Memang hal ini memakan waktu, bertahun-tahun lamanya. Tapi bila kelompok ini tidak putus asa dan mau belajar dari bawah, maka mereka akhirnya akan mampu memetakan kemiskinan secara benar. Sesudah itu baru kita mencari jalan pemecahannya. Dalam sejarah dunia belum pernah terjadi ada struktur yang mampu memecahkan masalah kemiskinan itu dari atas. Kemiskinan itu harus dipecahkan oleh orang miskin itu sendiri. Kelompok idealis ini hanya bertugas menciptakan sistem penunjang (supporting system). Tentu saja setelah dilakukan pemetaan masalah secara benar bagi orang miskin agar mereka mampu mengatasi persoalannya sendiri. Sistem penunjang itu sendiri hanya mungkin diciptakan dengan berhasil, bila terlebih dahulu dicapai konsensus tentang masalah kemiskinan dan keterbelakangan itu. Dari sanalah harus kita rumuskan: pekerjaan itu apa dalam kondisi seperti sekarang ini. Jepang dahulu juga sama melaratnya seperti kita. Tapi mereka akhirnya berhasil membangun bangsanya. Kuncinya adalah mereka berhasil mencapai persepsi yang sama terlebih dahulu tentang persoalan-persoalan pokoknya. Mereka punya rasa persetujuan bersama.

Refleksi Nasional

Kepada golongan yang masih sadar, yang masih memandang pekerjaan sebagai pengabdian dan ingin membela dan menolong orang miskin saya ingin berseru: “Sadarlah Anda sebelum terlanjur menjadi seperti teknokrat kita sekarang yang dulunya berangkat dari titik tolak yang idealistis, namun sekarang semua cita-cita itu tidak ketahuan lagi ke mana. Teknokrat yang nampaknya sudah puas dengan istri dua, mobil dinas, dan sejenak mengikuti acara kosmetik dialog Selatan-Utara dan akhirnya kerjanya cuma mengumpulkan tanah sekian hektar di daerah-daerah yang strategis guna menjamin hari tua mereka. Sadarlah Anda bahwa bila Anda tak mau turun sendiri, tidak mau belajar dari orang miskin tentang masa lalu kemiskinan itu bahwa Anda cuma bertugas menciptakan sistem penunjang lagi bagi orang miskin, maka Anda pun nanti terjebak ke dalam nasib seperti yang dialami para teknokrat kita sekarang”.
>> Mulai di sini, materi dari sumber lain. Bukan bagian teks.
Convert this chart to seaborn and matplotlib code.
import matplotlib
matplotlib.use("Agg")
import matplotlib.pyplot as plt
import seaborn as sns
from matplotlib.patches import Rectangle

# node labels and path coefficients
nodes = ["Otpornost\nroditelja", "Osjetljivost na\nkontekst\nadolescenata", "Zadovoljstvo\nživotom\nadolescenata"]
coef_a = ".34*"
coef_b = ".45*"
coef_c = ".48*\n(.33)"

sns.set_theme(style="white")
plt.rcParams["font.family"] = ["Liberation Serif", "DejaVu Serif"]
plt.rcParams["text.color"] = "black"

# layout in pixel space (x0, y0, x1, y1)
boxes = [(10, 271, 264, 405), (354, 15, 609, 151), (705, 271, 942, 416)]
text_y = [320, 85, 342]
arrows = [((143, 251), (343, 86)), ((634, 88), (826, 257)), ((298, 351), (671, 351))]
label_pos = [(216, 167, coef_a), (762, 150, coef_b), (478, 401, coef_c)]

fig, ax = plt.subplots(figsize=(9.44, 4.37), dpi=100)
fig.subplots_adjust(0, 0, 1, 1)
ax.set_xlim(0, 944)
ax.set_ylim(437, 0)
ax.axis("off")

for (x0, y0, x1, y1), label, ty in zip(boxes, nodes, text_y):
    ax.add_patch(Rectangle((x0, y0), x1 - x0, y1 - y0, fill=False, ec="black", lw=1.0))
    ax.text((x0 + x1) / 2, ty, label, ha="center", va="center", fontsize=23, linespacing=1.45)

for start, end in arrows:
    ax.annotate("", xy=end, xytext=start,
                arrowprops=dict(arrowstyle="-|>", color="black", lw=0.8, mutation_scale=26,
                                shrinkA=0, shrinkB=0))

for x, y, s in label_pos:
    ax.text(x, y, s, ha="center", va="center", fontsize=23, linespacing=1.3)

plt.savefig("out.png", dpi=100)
Seruan seperti ini akan punya arti bila kita mampu melakukan refleksi nasional – hal mana sulit sekali dilakukan dewasa ini. Refleksi bersama itu sangat sukar dilakukan karena ada begitu banyak hambatan. Misalnya saja yang namanya Pembangunan itu sudah di platform menjadi sekian jumlah kegiatan termasuk refleksi itu sendiri. Refleksi itu sudah dikonkritkan dalam sekian forum dengan jumlah peserta tertentu pula. Proses pembangunan itu sudah dikotak-kotakkan sedemikian rupa, sehingga nampaknya refleksi bersama itu sudah tak mungkin lagi dilakukan. Namun saya yakin bahwa bila masih mungkin melakukannya apakah lewat media massa, atau diskusi-diskusi terbatas yang kemudian dikembangkan menjadi refleksi nasional, perlu kita pikirkan.
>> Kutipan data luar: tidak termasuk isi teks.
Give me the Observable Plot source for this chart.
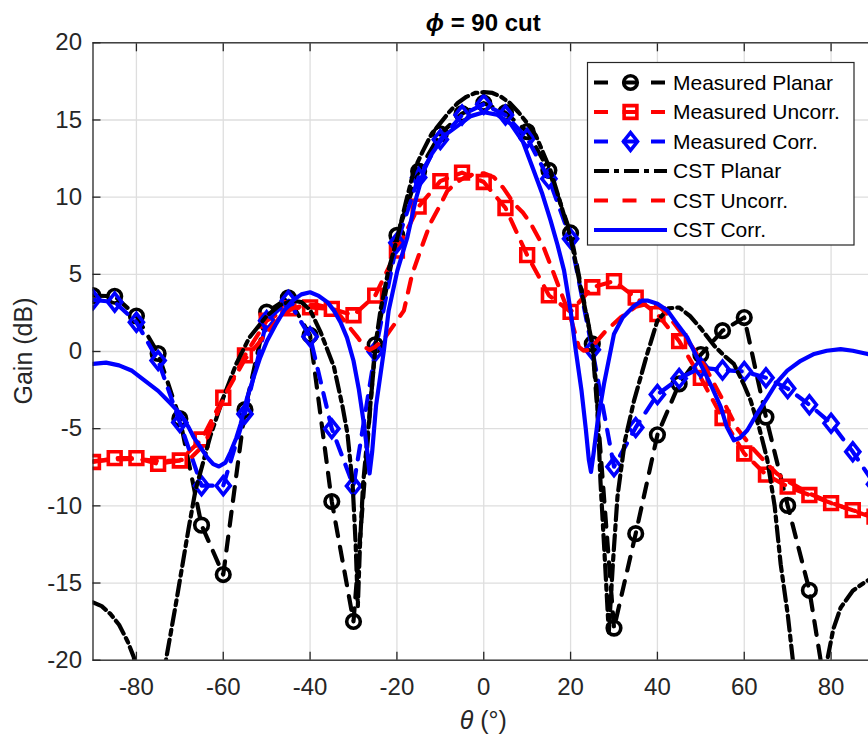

Umpamanya saja di Nepal. Ketika ada pembicaraan di tingkat nasional tentang masalah landreform, di mana dikemukakan dua alternatif apakah disentralisir ataukah didesentralisir, masing-masing dengan kebaikan dan keburukannya, maka hal itu lantas muncul sebagai refleksi nasional.

Pro dan kontra terhadap kedua alternatif itu menjadi refleksi nasional hal mana saya saksikan sendiri ketika berada di sana selama seminggu. Mungkin saja bahwa Nepal mampu melakukan hal itu karena mereka masih monarki sehingga kohesinya tinggi, dan negaranya kecil. Tapi hal itu setidak-tidaknya menunjukkan bahwa kita pun mungkin melakukannya.
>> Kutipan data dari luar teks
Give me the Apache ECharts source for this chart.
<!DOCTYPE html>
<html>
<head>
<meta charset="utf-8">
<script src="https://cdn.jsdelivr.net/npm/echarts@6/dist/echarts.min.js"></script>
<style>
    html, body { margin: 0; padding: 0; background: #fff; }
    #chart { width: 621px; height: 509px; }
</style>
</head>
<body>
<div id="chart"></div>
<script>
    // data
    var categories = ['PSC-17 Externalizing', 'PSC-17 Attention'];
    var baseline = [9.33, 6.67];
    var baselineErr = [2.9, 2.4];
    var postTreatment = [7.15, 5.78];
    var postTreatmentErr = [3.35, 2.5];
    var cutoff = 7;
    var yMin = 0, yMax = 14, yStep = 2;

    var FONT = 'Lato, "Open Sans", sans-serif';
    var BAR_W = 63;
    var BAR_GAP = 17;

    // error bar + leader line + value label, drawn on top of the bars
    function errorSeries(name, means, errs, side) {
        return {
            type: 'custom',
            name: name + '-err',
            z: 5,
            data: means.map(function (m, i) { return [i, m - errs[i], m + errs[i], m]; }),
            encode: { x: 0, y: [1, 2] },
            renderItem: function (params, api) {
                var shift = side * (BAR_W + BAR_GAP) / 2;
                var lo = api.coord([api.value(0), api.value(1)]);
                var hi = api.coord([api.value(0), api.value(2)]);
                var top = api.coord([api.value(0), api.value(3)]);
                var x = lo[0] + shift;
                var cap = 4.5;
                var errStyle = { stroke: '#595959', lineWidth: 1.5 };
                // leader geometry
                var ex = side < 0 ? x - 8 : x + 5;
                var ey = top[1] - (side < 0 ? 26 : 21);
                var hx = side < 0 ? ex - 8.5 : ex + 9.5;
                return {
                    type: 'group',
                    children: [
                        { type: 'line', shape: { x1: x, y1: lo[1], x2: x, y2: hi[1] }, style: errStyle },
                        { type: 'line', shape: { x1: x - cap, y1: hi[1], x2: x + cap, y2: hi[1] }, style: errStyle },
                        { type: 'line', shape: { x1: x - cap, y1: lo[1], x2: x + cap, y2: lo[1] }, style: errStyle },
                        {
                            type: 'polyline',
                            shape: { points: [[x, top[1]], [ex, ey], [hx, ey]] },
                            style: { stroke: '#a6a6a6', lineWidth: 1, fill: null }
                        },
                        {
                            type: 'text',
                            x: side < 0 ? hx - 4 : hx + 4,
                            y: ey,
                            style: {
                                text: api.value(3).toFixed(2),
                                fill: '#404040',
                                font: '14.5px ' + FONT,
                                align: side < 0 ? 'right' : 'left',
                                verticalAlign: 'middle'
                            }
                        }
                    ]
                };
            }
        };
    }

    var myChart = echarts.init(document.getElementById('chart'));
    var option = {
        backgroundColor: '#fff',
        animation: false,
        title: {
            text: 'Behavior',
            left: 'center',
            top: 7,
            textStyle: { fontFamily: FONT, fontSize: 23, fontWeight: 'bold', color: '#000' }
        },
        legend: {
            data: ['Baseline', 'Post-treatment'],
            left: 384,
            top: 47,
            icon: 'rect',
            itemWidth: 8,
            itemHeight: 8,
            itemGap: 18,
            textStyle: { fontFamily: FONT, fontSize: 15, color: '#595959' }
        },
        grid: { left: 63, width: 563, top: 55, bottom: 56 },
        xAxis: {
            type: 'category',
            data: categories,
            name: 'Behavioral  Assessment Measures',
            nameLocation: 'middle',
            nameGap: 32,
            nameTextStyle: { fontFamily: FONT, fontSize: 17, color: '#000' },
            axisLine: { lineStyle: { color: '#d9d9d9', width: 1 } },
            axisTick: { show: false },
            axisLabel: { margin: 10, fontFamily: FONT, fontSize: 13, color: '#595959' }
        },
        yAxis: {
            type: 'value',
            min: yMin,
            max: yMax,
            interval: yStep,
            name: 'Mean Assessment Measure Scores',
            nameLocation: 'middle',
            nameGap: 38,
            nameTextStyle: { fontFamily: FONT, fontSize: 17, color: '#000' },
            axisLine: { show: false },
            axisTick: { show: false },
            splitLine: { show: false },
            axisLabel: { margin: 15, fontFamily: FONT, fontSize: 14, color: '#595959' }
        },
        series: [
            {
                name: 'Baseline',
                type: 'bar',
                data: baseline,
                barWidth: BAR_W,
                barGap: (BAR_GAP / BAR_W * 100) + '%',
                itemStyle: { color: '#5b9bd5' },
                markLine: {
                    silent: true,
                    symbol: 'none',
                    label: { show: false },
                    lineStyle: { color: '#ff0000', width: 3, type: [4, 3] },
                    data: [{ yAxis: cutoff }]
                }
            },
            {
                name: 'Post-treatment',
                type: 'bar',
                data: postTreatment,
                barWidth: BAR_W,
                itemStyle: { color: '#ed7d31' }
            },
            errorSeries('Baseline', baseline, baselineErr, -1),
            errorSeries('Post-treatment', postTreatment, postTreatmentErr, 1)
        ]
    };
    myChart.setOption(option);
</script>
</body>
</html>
Mungkin mula-mula refleksi itu dilakukan oleh kelompok-kelompok yang masih sadar ini, tapi kemudian harus menjadi refleksi nasional karena ini toh persoalan bangsa. Kemauan politik bangsa (political will of the nation) itu harus kita ciptakan. Dan itu memerlukan kesadaran bersama, ada rasa kesamaan kepentingan di kalangan pemerintah, kaum idealis, golongan profesi, dan seluruh masyarakat untuk menciptakan kemauan politik bangsa kita. Tanpa kesamaan persepsi, akan sia-sia belaka apa yang kita lakukan, dan dipihak lain – keadaan makin memburuk bila kita tak mau memulainya. Yang idealis akhirnya menjadi anarkis, dan selalu hidup dalam keberangan. Mudah-mudahan kita belum terlambat melakukannya.